**STORED DATA**
◇ ◇ ◇ ◇ ◇ ◇ ◇

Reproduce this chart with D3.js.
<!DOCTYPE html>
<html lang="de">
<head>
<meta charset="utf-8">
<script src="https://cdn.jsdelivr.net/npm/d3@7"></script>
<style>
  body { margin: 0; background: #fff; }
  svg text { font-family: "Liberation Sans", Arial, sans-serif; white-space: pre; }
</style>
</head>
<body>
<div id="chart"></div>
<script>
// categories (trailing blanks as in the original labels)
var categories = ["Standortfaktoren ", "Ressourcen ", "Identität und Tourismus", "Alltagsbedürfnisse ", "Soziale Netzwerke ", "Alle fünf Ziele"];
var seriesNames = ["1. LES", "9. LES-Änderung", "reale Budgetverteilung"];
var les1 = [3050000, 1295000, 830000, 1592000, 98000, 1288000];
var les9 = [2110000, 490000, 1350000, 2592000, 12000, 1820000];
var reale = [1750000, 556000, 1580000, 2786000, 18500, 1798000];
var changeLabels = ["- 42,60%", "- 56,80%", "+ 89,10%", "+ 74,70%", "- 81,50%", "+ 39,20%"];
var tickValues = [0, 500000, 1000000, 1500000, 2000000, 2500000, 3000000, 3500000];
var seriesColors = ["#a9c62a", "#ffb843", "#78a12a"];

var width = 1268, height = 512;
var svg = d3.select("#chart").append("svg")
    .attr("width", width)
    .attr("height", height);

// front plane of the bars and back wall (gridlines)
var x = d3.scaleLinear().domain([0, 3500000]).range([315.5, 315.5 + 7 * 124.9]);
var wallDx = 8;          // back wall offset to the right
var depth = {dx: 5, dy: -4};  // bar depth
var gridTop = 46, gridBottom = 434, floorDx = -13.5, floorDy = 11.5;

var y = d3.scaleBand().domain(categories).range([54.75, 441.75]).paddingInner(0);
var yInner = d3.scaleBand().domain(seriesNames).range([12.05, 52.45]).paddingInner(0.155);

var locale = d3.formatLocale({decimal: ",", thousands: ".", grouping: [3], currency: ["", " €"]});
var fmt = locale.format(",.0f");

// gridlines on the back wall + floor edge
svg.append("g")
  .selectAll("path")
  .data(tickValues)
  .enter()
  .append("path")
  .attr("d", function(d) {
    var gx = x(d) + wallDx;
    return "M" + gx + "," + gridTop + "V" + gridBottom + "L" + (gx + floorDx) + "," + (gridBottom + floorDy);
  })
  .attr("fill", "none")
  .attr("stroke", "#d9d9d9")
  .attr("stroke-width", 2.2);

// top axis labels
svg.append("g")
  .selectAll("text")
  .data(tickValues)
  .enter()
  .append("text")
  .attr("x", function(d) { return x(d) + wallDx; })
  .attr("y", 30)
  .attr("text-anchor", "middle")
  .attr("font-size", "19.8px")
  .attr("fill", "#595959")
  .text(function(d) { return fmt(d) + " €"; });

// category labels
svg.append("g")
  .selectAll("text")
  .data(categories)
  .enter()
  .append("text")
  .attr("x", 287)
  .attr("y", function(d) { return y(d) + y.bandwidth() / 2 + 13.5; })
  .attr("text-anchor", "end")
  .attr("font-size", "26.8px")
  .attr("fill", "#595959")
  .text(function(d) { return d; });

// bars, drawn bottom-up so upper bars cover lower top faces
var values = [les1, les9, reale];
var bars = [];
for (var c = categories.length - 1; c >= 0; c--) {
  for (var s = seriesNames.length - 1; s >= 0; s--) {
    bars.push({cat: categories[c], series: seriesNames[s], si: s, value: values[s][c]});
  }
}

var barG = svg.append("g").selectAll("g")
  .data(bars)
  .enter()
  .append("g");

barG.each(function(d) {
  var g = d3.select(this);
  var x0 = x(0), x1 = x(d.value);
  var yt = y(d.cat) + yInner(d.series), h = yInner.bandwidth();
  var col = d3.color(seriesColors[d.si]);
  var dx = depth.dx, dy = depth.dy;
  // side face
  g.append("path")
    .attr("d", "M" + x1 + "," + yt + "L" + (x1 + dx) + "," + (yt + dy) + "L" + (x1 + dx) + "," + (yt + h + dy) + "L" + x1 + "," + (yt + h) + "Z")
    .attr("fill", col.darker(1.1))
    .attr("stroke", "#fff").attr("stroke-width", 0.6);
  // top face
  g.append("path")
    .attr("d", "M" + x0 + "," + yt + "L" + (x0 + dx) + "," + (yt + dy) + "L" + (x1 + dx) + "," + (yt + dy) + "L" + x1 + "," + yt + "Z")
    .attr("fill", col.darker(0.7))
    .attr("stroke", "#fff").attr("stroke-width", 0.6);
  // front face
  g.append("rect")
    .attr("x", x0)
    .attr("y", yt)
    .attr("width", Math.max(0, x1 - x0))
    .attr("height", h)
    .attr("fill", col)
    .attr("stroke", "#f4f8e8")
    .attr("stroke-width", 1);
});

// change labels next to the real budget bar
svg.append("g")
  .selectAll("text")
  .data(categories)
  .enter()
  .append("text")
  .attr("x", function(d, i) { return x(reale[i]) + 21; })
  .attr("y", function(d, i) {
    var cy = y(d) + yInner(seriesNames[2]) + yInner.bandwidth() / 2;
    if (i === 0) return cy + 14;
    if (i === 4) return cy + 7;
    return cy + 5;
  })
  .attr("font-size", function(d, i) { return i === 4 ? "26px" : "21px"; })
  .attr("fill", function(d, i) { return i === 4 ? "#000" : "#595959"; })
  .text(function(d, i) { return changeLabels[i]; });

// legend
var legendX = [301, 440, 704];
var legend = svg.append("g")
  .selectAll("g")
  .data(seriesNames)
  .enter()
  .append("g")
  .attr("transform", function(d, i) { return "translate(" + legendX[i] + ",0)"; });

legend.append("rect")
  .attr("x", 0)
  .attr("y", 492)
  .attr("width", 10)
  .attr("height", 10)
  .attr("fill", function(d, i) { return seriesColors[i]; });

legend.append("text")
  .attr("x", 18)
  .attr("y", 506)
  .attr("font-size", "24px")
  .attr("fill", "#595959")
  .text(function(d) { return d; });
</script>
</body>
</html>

◇ ◇ ◇ ◇ ◇ ◇ ◇

**PROBLEM STATEMENT**
Using the material above, gather every line that includes "chart".

**RESULT FOR THIS EXERCISE**
Reproduce this chart with D3.js.
<div id="chart"></div>
var svg = d3.select("#chart").append("svg")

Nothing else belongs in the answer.